■ **Objective**: Begin with the first line of the material and write out each line exactly, ending with the line that contains "const stacked = d3.stack().keys([0,1,2,3]).value((d, k)". Pictures are not part of the copy.

Stored dataset items
----

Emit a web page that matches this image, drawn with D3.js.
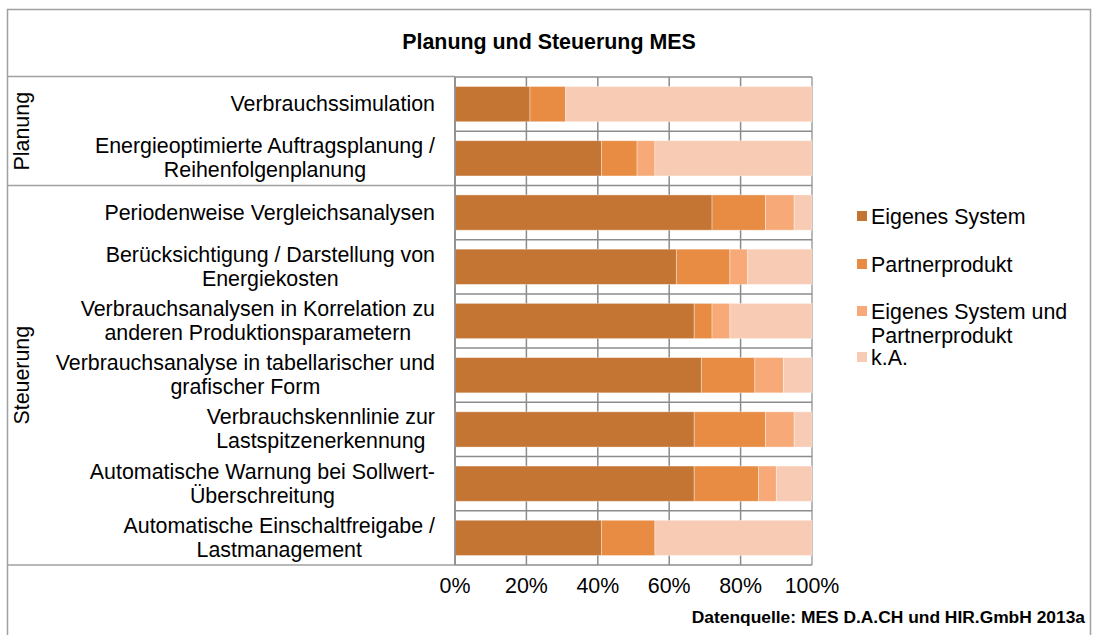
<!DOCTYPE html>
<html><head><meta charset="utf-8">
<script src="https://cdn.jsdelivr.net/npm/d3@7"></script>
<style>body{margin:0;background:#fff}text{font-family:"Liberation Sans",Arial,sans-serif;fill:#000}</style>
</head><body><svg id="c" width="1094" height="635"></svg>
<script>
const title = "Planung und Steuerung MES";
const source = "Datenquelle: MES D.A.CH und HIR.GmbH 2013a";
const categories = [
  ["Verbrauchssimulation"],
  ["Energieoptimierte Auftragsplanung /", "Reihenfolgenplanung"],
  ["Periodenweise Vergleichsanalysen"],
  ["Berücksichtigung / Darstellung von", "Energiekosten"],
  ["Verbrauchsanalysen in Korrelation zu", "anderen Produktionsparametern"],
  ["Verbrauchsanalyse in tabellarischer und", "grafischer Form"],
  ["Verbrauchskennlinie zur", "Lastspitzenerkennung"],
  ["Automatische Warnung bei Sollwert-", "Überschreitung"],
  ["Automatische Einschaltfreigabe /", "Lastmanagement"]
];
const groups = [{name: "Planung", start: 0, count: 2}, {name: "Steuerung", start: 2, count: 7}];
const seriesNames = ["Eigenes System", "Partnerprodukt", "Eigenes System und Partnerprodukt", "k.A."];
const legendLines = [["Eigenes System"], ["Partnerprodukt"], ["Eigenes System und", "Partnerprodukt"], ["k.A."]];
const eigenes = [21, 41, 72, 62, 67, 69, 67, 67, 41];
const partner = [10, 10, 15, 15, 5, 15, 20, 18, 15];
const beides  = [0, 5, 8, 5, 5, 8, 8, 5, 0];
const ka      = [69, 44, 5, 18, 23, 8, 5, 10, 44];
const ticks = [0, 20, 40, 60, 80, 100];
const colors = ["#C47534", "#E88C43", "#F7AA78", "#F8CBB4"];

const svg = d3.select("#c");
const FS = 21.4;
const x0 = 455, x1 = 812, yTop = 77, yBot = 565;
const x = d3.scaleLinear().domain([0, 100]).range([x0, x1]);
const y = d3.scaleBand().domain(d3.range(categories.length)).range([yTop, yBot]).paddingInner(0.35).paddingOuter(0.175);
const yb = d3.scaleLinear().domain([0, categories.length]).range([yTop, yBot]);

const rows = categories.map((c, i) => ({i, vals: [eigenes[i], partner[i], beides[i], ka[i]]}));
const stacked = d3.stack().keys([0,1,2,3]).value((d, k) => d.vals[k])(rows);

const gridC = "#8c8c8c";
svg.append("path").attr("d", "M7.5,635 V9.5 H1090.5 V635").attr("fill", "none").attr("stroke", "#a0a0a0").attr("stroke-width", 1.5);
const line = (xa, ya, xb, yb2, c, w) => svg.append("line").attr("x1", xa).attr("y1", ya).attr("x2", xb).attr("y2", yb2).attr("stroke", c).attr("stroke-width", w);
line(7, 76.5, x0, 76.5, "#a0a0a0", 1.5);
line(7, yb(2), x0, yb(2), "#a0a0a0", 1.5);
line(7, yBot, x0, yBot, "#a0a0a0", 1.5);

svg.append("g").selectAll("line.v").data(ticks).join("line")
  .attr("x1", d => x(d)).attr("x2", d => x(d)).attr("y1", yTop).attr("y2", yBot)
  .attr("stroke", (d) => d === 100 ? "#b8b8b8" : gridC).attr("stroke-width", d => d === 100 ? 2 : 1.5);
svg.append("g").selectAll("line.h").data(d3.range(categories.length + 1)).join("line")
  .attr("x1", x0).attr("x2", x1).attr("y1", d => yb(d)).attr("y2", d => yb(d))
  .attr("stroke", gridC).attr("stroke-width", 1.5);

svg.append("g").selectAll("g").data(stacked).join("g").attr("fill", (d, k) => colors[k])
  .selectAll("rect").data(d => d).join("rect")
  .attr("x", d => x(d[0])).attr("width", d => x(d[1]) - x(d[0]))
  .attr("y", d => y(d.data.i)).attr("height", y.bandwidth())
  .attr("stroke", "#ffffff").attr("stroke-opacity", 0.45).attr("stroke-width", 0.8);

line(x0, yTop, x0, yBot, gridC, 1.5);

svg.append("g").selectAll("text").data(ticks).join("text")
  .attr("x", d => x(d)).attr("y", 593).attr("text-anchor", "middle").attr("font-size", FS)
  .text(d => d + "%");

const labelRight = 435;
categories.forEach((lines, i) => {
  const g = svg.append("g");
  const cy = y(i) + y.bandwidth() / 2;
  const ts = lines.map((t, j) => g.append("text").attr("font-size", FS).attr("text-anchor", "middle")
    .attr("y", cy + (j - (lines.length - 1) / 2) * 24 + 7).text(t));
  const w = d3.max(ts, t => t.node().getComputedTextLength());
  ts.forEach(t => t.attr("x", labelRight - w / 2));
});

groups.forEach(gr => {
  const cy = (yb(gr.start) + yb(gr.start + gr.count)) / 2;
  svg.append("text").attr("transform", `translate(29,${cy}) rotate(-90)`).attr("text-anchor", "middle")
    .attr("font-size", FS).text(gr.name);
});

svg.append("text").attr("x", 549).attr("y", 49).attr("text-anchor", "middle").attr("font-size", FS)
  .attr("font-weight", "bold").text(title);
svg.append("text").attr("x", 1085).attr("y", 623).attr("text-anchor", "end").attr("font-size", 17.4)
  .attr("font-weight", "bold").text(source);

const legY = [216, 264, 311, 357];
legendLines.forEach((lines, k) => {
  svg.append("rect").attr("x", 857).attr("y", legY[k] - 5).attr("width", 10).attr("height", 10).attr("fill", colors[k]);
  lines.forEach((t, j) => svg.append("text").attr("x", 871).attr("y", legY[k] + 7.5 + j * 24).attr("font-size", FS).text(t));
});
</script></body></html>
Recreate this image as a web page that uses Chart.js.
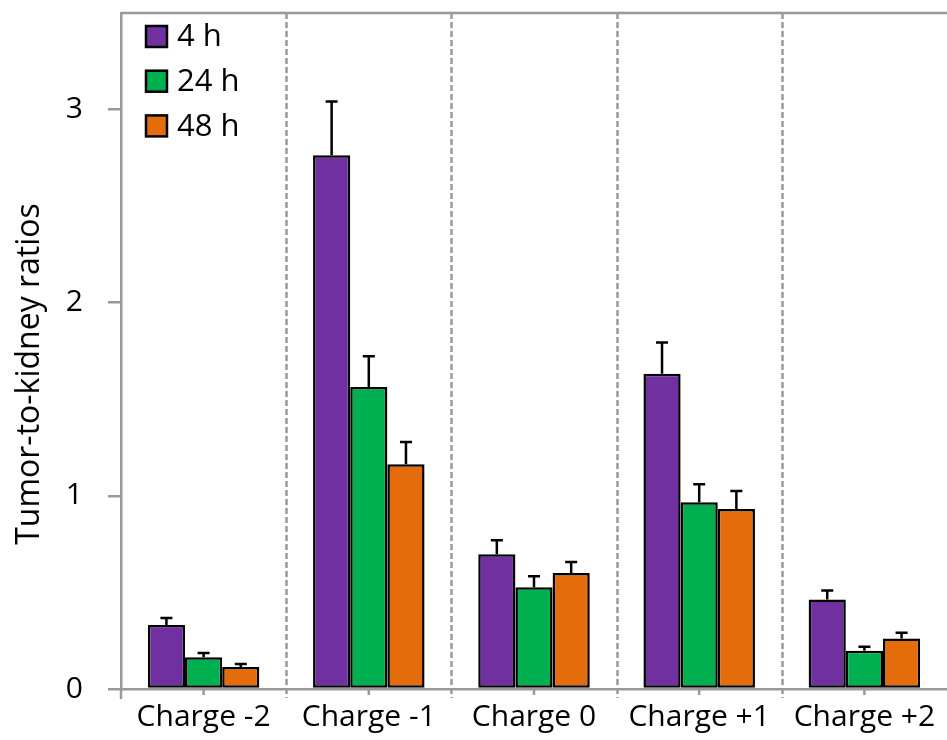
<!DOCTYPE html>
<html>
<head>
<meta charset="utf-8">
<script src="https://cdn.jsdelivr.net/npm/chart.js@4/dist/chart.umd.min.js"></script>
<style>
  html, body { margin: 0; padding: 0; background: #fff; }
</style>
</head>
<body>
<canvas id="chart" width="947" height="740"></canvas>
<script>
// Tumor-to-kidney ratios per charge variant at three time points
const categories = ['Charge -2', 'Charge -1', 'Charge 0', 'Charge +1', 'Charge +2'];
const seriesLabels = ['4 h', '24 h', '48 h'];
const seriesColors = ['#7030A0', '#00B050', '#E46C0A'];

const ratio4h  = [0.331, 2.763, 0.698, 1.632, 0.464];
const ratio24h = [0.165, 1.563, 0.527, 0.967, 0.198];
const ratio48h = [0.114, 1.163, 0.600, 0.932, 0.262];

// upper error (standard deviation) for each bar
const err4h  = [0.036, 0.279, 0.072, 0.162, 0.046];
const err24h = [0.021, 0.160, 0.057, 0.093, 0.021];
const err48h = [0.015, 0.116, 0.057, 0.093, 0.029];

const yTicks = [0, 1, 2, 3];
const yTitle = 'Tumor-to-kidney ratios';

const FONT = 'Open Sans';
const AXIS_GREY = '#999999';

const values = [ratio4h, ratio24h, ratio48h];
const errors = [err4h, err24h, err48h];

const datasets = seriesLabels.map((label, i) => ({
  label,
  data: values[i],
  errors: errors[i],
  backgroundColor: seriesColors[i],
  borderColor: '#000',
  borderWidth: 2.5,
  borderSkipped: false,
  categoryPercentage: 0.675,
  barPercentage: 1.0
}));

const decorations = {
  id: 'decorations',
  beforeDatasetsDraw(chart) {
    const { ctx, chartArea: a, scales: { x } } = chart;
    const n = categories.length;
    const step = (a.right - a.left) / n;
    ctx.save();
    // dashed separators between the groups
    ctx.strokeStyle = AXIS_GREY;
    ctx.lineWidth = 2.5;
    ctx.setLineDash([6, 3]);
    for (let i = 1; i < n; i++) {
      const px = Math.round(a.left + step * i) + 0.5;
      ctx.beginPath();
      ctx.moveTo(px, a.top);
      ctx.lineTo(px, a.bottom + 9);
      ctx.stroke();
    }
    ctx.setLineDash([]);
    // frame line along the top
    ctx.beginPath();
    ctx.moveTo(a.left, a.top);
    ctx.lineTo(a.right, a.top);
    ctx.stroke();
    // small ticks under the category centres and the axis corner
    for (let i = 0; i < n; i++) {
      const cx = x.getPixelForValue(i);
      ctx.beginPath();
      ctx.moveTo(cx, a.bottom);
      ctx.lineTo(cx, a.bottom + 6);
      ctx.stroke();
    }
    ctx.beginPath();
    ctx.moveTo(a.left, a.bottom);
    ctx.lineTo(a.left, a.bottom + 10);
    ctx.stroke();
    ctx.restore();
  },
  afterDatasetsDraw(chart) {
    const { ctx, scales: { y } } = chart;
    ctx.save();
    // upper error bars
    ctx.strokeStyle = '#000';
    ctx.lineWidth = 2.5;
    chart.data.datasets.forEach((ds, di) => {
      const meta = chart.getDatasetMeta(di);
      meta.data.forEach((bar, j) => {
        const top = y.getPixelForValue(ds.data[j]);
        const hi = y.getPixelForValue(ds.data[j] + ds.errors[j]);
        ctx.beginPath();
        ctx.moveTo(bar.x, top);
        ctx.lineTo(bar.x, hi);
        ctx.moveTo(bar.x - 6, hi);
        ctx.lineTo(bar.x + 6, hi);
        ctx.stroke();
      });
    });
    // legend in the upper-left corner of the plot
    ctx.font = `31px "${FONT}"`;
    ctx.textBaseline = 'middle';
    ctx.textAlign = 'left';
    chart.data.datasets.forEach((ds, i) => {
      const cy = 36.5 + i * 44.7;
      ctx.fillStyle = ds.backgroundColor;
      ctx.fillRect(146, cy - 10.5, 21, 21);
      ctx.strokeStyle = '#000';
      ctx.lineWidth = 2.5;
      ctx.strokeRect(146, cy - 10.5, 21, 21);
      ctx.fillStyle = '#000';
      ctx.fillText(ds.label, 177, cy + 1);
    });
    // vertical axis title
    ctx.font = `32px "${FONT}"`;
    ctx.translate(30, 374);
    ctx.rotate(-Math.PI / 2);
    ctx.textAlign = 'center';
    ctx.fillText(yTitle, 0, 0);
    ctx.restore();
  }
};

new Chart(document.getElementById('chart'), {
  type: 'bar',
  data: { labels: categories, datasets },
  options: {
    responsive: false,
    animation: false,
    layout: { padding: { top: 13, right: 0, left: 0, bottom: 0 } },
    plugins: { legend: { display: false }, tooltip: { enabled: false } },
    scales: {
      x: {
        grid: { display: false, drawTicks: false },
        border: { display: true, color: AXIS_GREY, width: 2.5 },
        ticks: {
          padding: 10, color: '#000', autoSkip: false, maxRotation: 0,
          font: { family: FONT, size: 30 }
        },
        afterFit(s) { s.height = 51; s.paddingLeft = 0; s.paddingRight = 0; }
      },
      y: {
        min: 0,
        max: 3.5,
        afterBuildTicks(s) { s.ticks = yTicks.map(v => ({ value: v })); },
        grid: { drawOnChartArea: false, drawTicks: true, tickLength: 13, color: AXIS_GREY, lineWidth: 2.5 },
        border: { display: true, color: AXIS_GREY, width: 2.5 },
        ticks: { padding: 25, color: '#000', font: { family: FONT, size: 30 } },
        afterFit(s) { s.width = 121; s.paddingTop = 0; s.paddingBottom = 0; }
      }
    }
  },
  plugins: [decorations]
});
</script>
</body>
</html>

----

■ **Written answer**:
Emit a web page that matches this image, drawn with D3.js.
<!DOCTYPE html>
<html><head><meta charset="utf-8">
<script src="https://cdn.jsdelivr.net/npm/d3@7"></script>
<style>body{margin:0;background:#fff}text{font-family:"Liberation Sans",Arial,sans-serif;fill:#000}</style>
</head><body><svg id="c" width="1094" height="635"></svg>
<script>
const title = "Planung und Steuerung MES";
const source = "Datenquelle: MES D.A.CH und HIR.GmbH 2013a";
const categories = [
  ["Verbrauchssimulation"],
  ["Energieoptimierte Auftragsplanung /", "Reihenfolgenplanung"],
  ["Periodenweise Vergleichsanalysen"],
  ["Berücksichtigung / Darstellung von", "Energiekosten"],
  ["Verbrauchsanalysen in Korrelation zu", "anderen Produktionsparametern"],
  ["Verbrauchsanalyse in tabellarischer und", "grafischer Form"],
  ["Verbrauchskennlinie zur", "Lastspitzenerkennung"],
  ["Automatische Warnung bei Sollwert-", "Überschreitung"],
  ["Automatische Einschaltfreigabe /", "Lastmanagement"]
];
const groups = [{name: "Planung", start: 0, count: 2}, {name: "Steuerung", start: 2, count: 7}];
const seriesNames = ["Eigenes System", "Partnerprodukt", "Eigenes System und Partnerprodukt", "k.A."];
const legendLines = [["Eigenes System"], ["Partnerprodukt"], ["Eigenes System und", "Partnerprodukt"], ["k.A."]];
const eigenes = [21, 41, 72, 62, 67, 69, 67, 67, 41];
const partner = [10, 10, 15, 15, 5, 15, 20, 18, 15];
const beides  = [0, 5, 8, 5, 5, 8, 8, 5, 0];
const ka      = [69, 44, 5, 18, 23, 8, 5, 10, 44];
const ticks = [0, 20, 40, 60, 80, 100];
const colors = ["#C47534", "#E88C43", "#F7AA78", "#F8CBB4"];

const svg = d3.select("#c");
const FS = 21.4;
const x0 = 455, x1 = 812, yTop = 77, yBot = 565;
const x = d3.scaleLinear().domain([0, 100]).range([x0, x1]);
const y = d3.scaleBand().domain(d3.range(categories.length)).range([yTop, yBot]).paddingInner(0.35).paddingOuter(0.175);
const yb = d3.scaleLinear().domain([0, categories.length]).range([yTop, yBot]);

const rows = categories.map((c, i) => ({i, vals: [eigenes[i], partner[i], beides[i], ka[i]]}));
const stacked = d3.stack().keys([0,1,2,3]).value((d, k) => d.vals[k])(rows);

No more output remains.